MATERIAL.
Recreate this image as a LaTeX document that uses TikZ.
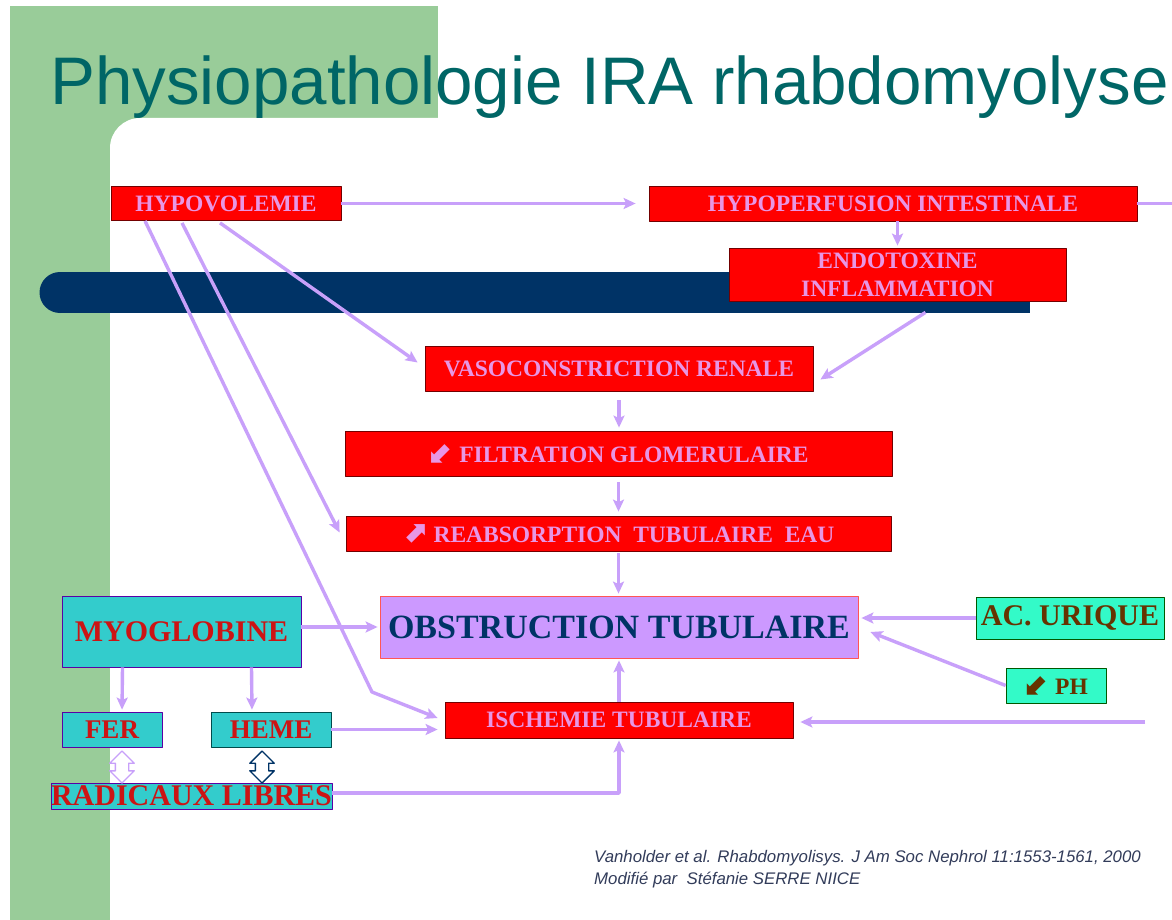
\documentclass[tikz,border=0pt]{standalone}
\usepackage{fontspec}
\setmainfont{Liberation Serif}
\newfontfamily\titlefont{Liberation Sans}
\newfontfamily\arrowfont{DejaVu Sans}
\usetikzlibrary{arrows.meta,calc,shapes.arrows}

\definecolor{slidegreen}{RGB}{153,204,153}
\definecolor{barblue}{RGB}{0,51,102}
\definecolor{titleteal}{RGB}{0,102,102}
\definecolor{pinktext}{RGB}{232,150,228}
\definecolor{arrowlav}{RGB}{200,160,250}
\definecolor{turq}{RGB}{51,204,204}
\definecolor{aqua}{RGB}{51,250,200}
\definecolor{darkred}{RGB}{204,20,20}
\definecolor{browntext}{RGB}{102,51,0}
\definecolor{obstfill}{RGB}{204,153,255}
\definecolor{refgray}{RGB}{50,60,90}

\tikzset{
  redbox/.style={draw=red!45!black, fill=red, text=pinktext, line width=0.8pt,
    inner sep=0pt, align=center, font=\fontsize{23.5}{28}\selectfont\bfseries},
  cyanbox/.style={draw=violet!70!blue, fill=turq, text=darkred, line width=0.8pt,
    inner sep=0pt, font=\fontsize{30}{34}\selectfont\bfseries},
  aquabox/.style={draw=green!35!black, fill=aqua, text=browntext, line width=0.8pt,
    inner sep=0pt, font=\fontsize{30}{34}\selectfont\bfseries},
  flow/.style={draw=arrowlav, line width=3.4pt, -{Stealth[length=12pt,width=11pt,inset=2.5pt]}},
  flowline/.style={draw=arrowlav, line width=3.4pt},
  linkarrow/.style={double arrow, rotate=90, fill=white, line width=1.4pt, inner sep=0pt,
    minimum height=32pt, double arrow head extend=5.5pt}
}

\begin{document}
\begin{tikzpicture}[x=1pt,y=-1pt,line join=round]
\useasboundingbox (0,0) rectangle (1172,920);
% slide background
\fill[slidegreen] (10,6) rectangle (438,920);
\fill[white,rounded corners=30pt] (110,118) rectangle (1230,980);
\fill[barblue] (60,272) rectangle (1030,313);
\fill[barblue] (60,292.5) circle (20.5pt);
\node[anchor=base west, inner sep=0pt, text=titleteal,
  font=\titlefont\fontsize{67.3}{72}\selectfont] (title) at (50,105) {Physiopathologie IRA rhabdomyolyse};

% boxes
\node[redbox, minimum width=230pt, minimum height=34pt] (hypo) at (226,203.5) {HYPOVOLEMIE};
\node[redbox, minimum width=488pt, minimum height=35pt] (hypoperf) at (893,203.5) {HYPOPERFUSION INTESTINALE};
\node[redbox, minimum width=337pt, minimum height=53pt] (endo) at (897.5,274.5) {ENDOTOXINE\\INFLAMMATION};
\node[redbox, minimum width=388pt, minimum height=45pt] (vaso) at (619,368.5) {VASOCONSTRICTION RENALE};
\node[redbox, minimum width=547pt, minimum height=45pt] (filt) at (618.5,453.5) {{\arrowfont\bfseries\fontsize{30}{30}\selectfont ⬋} FILTRATION GLOMERULAIRE};
\node[redbox, minimum width=545pt, minimum height=35pt] (reab) at (618.5,533.5) {{\arrowfont\bfseries\fontsize{30}{30}\selectfont ⬈} REABSORPTION\ \ TUBULAIRE\ \ EAU};
\node[draw=red!55!pink, fill=obstfill, text=barblue, line width=0.8pt, inner sep=0pt,
  minimum width=478pt, minimum height=62pt, font=\fontsize{34}{38}\selectfont\bfseries] (obst) at (619,627) {OBSTRUCTION TUBULAIRE};
\node[redbox, minimum width=348pt, minimum height=36pt] (isch) at (619,720) {ISCHEMIE TUBULAIRE};
\node[cyanbox, minimum width=239pt, minimum height=71pt] (myo) at (181.5,631.5) {MYOGLOBINE};
\node[cyanbox, minimum width=100pt, minimum height=35pt, font=\fontsize{27}{30}\selectfont\bfseries] (fer) at (112,729.5) {FER};
\node[cyanbox, draw=teal!60!black, minimum width=120pt, minimum height=35pt, font=\fontsize{27}{30}\selectfont\bfseries] (heme) at (271,729.5) {HEME};
\node[cyanbox, minimum width=279pt, minimum height=26pt] (radic) at (191.5,796) {RADICAUX LIBRES};
\node[aquabox, minimum width=188pt, minimum height=42pt] (acu) at (1070,618) {AC. URIQUE};
\node[aquabox, minimum width=100pt, minimum height=35pt, font=\fontsize{23.5}{28}\selectfont\bfseries] (ph) at (1056,685.5) {{\arrowfont\bfseries\fontsize{30}{30}\selectfont ⬋} PH};

% free ends of the lines leaving the slide
\coordinate (offtop) at (1172,203.5);
\coordinate (offlow) at (1145,722);
\coordinate (ischbend) at (372,692);

% connectors
\draw[flow] (hypo.east) -- ([xshift=-13pt]hypoperf.west);
\draw[flowline] (hypoperf.east) -- (offtop);
\draw[flow, shorten >=2pt] (hypoperf.south -| endo.north) -- (endo.north);
\draw[flow] ($(endo.south)+(28,11)$) -- ($(vaso.east)+(7,11)$);
\draw[flow] ($(hypo.south)+(-6,2)$) -- ($(vaso.west)+(-7,-6)$);
\draw[flow] ($(hypo.south)+(-44,2)$) -- ($(reab.west)+(-6,-1)$);
\draw[flow] ($(hypo.south)+(-81,0)$) -- (ischbend) -- ($(isch.west)+(-7,-2)$);
\draw[flow, shorten <=9pt, shorten >=3pt] (vaso.south) -- (vaso.south |- filt.north);
\draw[flow, shorten <=6pt, shorten >=4pt] (filt.south) -- (filt.south |- reab.north);
\draw[flow, shorten <=2pt, shorten >=2pt] (reab.south) -- (reab.south |- obst.north);
\draw[flow, shorten >=2pt] (myo.east |- obst.west) -- (obst.west);
\draw[flow, shorten >=3pt] (acu.west) -- (obst.east |- acu.west);
\draw[flow] (ph.west) -- ($(obst.east)+(12,5)$);
\draw[flow, shorten >=2pt] (isch.north) -- (obst.south);
\draw[flow, shorten >=2pt] ($(myo.south)+(-59,0)$) -- ($(fer.north)+(10,0)$);
\draw[flow, shorten >=2pt] ($(myo.south)+(70,0)$) -- ($(heme.north)+(-19,0)$);
\draw[flow, shorten >=7pt] (heme.east) -- (isch.west |- heme.east);
\draw[flow] ($(radic.east)+(0,-3)$) -| ($(isch.south)+(0,2)$);
\draw[flow] (offlow) -- ($(isch.east)+(7,2)$);
\node[linkarrow, draw=arrowlav] (ferlink) at (122,767) {\rule{0pt}{12pt}};
\node[linkarrow, draw=barblue] (hemelink) at (262,767) {\rule{0pt}{12pt}};

% reference
\node[anchor=north west, align=left, inner sep=0pt, text=refgray,
  font=\titlefont\itshape\fontsize{16.8}{22}\selectfont] (ref) at (594,850)
  {Vanholder et al. Rhabdomyolisys. J Am Soc Nephrol 11:1553-1561, 2000\\Modifié par\ \ Stéfanie SERRE NIICE};
\end{tikzpicture}
\end{document}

GOAL.
Every line above should be returned exactly; the pictures stay out.

RIGHT ANSWER.
Recreate this image as a LaTeX document that uses TikZ.
\documentclass[tikz,border=0pt]{standalone}
\usepackage{fontspec}
\setmainfont{Liberation Serif}
\newfontfamily\titlefont{Liberation Sans}
\newfontfamily\arrowfont{DejaVu Sans}
\usetikzlibrary{arrows.meta,calc,shapes.arrows}

\definecolor{slidegreen}{RGB}{153,204,153}
\definecolor{barblue}{RGB}{0,51,102}
\definecolor{titleteal}{RGB}{0,102,102}
\definecolor{pinktext}{RGB}{232,150,228}
\definecolor{arrowlav}{RGB}{200,160,250}
\definecolor{turq}{RGB}{51,204,204}
\definecolor{aqua}{RGB}{51,250,200}
\definecolor{darkred}{RGB}{204,20,20}
\definecolor{browntext}{RGB}{102,51,0}
\definecolor{obstfill}{RGB}{204,153,255}
\definecolor{refgray}{RGB}{50,60,90}

\tikzset{
  redbox/.style={draw=red!45!black, fill=red, text=pinktext, line width=0.8pt,
    inner sep=0pt, align=center, font=\fontsize{23.5}{28}\selectfont\bfseries},
  cyanbox/.style={draw=violet!70!blue, fill=turq, text=darkred, line width=0.8pt,
    inner sep=0pt, font=\fontsize{30}{34}\selectfont\bfseries},
  aquabox/.style={draw=green!35!black, fill=aqua, text=browntext, line width=0.8pt,
    inner sep=0pt, font=\fontsize{30}{34}\selectfont\bfseries},
  flow/.style={draw=arrowlav, line width=3.4pt, -{Stealth[length=12pt,width=11pt,inset=2.5pt]}},
  flowline/.style={draw=arrowlav, line width=3.4pt},
  linkarrow/.style={double arrow, rotate=90, fill=white, line width=1.4pt, inner sep=0pt,
    minimum height=32pt, double arrow head extend=5.5pt}
}

\begin{document}
\begin{tikzpicture}[x=1pt,y=-1pt,line join=round]
\useasboundingbox (0,0) rectangle (1172,920);
% slide background
\fill[slidegreen] (10,6) rectangle (438,920);
\fill[white,rounded corners=30pt] (110,118) rectangle (1230,980);
\fill[barblue] (60,272) rectangle (1030,313);
\fill[barblue] (60,292.5) circle (20.5pt);
\node[anchor=base west, inner sep=0pt, text=titleteal,
  font=\titlefont\fontsize{67.3}{72}\selectfont] (title) at (50,105) {Physiopathologie IRA rhabdomyolyse};

% boxes
\node[redbox, minimum width=230pt, minimum height=34pt] (hypo) at (226,203.5) {HYPOVOLEMIE};
\node[redbox, minimum width=488pt, minimum height=35pt] (hypoperf) at (893,203.5) {HYPOPERFUSION INTESTINALE};
\node[redbox, minimum width=337pt, minimum height=53pt] (endo) at (897.5,274.5) {ENDOTOXINE\\INFLAMMATION};
\node[redbox, minimum width=388pt, minimum height=45pt] (vaso) at (619,368.5) {VASOCONSTRICTION RENALE};
\node[redbox, minimum width=547pt, minimum height=45pt] (filt) at (618.5,453.5) {{\arrowfont\bfseries\fontsize{30}{30}\selectfont ⬋} FILTRATION GLOMERULAIRE};
\node[redbox, minimum width=545pt, minimum height=35pt] (reab) at (618.5,533.5) {{\arrowfont\bfseries\fontsize{30}{30}\selectfont ⬈} REABSORPTION\ \ TUBULAIRE\ \ EAU};
\node[draw=red!55!pink, fill=obstfill, text=barblue, line width=0.8pt, inner sep=0pt,
  minimum width=478pt, minimum height=62pt, font=\fontsize{34}{38}\selectfont\bfseries] (obst) at (619,627) {OBSTRUCTION TUBULAIRE};
\node[redbox, minimum width=348pt, minimum height=36pt] (isch) at (619,720) {ISCHEMIE TUBULAIRE};
\node[cyanbox, minimum width=239pt, minimum height=71pt] (myo) at (181.5,631.5) {MYOGLOBINE};
\node[cyanbox, minimum width=100pt, minimum height=35pt, font=\fontsize{27}{30}\selectfont\bfseries] (fer) at (112,729.5) {FER};
\node[cyanbox, draw=teal!60!black, minimum width=120pt, minimum height=35pt, font=\fontsize{27}{30}\selectfont\bfseries] (heme) at (271,729.5) {HEME};
\node[cyanbox, minimum width=279pt, minimum height=26pt] (radic) at (191.5,796) {RADICAUX LIBRES};
\node[aquabox, minimum width=188pt, minimum height=42pt] (acu) at (1070,618) {AC. URIQUE};
\node[aquabox, minimum width=100pt, minimum height=35pt, font=\fontsize{23.5}{28}\selectfont\bfseries] (ph) at (1056,685.5) {{\arrowfont\bfseries\fontsize{30}{30}\selectfont ⬋} PH};

% free ends of the lines leaving the slide
\coordinate (offtop) at (1172,203.5);
\coordinate (offlow) at (1145,722);
\coordinate (ischbend) at (372,692);

% connectors
\draw[flow] (hypo.east) -- ([xshift=-13pt]hypoperf.west);
\draw[flowline] (hypoperf.east) -- (offtop);
\draw[flow, shorten >=2pt] (hypoperf.south -| endo.north) -- (endo.north);
\draw[flow] ($(endo.south)+(28,11)$) -- ($(vaso.east)+(7,11)$);
\draw[flow] ($(hypo.south)+(-6,2)$) -- ($(vaso.west)+(-7,-6)$);
\draw[flow] ($(hypo.south)+(-44,2)$) -- ($(reab.west)+(-6,-1)$);
\draw[flow] ($(hypo.south)+(-81,0)$) -- (ischbend) -- ($(isch.west)+(-7,-2)$);
\draw[flow, shorten <=9pt, shorten >=3pt] (vaso.south) -- (vaso.south |- filt.north);
\draw[flow, shorten <=6pt, shorten >=4pt] (filt.south) -- (filt.south |- reab.north);
\draw[flow, shorten <=2pt, shorten >=2pt] (reab.south) -- (reab.south |- obst.north);
\draw[flow, shorten >=2pt] (myo.east |- obst.west) -- (obst.west);
\draw[flow, shorten >=3pt] (acu.west) -- (obst.east |- acu.west);
\draw[flow] (ph.west) -- ($(obst.east)+(12,5)$);
\draw[flow, shorten >=2pt] (isch.north) -- (obst.south);
\draw[flow, shorten >=2pt] ($(myo.south)+(-59,0)$) -- ($(fer.north)+(10,0)$);
\draw[flow, shorten >=2pt] ($(myo.south)+(70,0)$) -- ($(heme.north)+(-19,0)$);
\draw[flow, shorten >=7pt] (heme.east) -- (isch.west |- heme.east);
\draw[flow] ($(radic.east)+(0,-3)$) -| ($(isch.south)+(0,2)$);
\draw[flow] (offlow) -- ($(isch.east)+(7,2)$);
\node[linkarrow, draw=arrowlav] (ferlink) at (122,767) {\rule{0pt}{12pt}};
\node[linkarrow, draw=barblue] (hemelink) at (262,767) {\rule{0pt}{12pt}};

% reference
\node[anchor=north west, align=left, inner sep=0pt, text=refgray,
  font=\titlefont\itshape\fontsize{16.8}{22}\selectfont] (ref) at (594,850)
  {Vanholder et al. Rhabdomyolisys. J Am Soc Nephrol 11:1553-1561, 2000\\Modifié par\ \ Stéfanie SERRE NIICE};
\end{tikzpicture}
\end{document}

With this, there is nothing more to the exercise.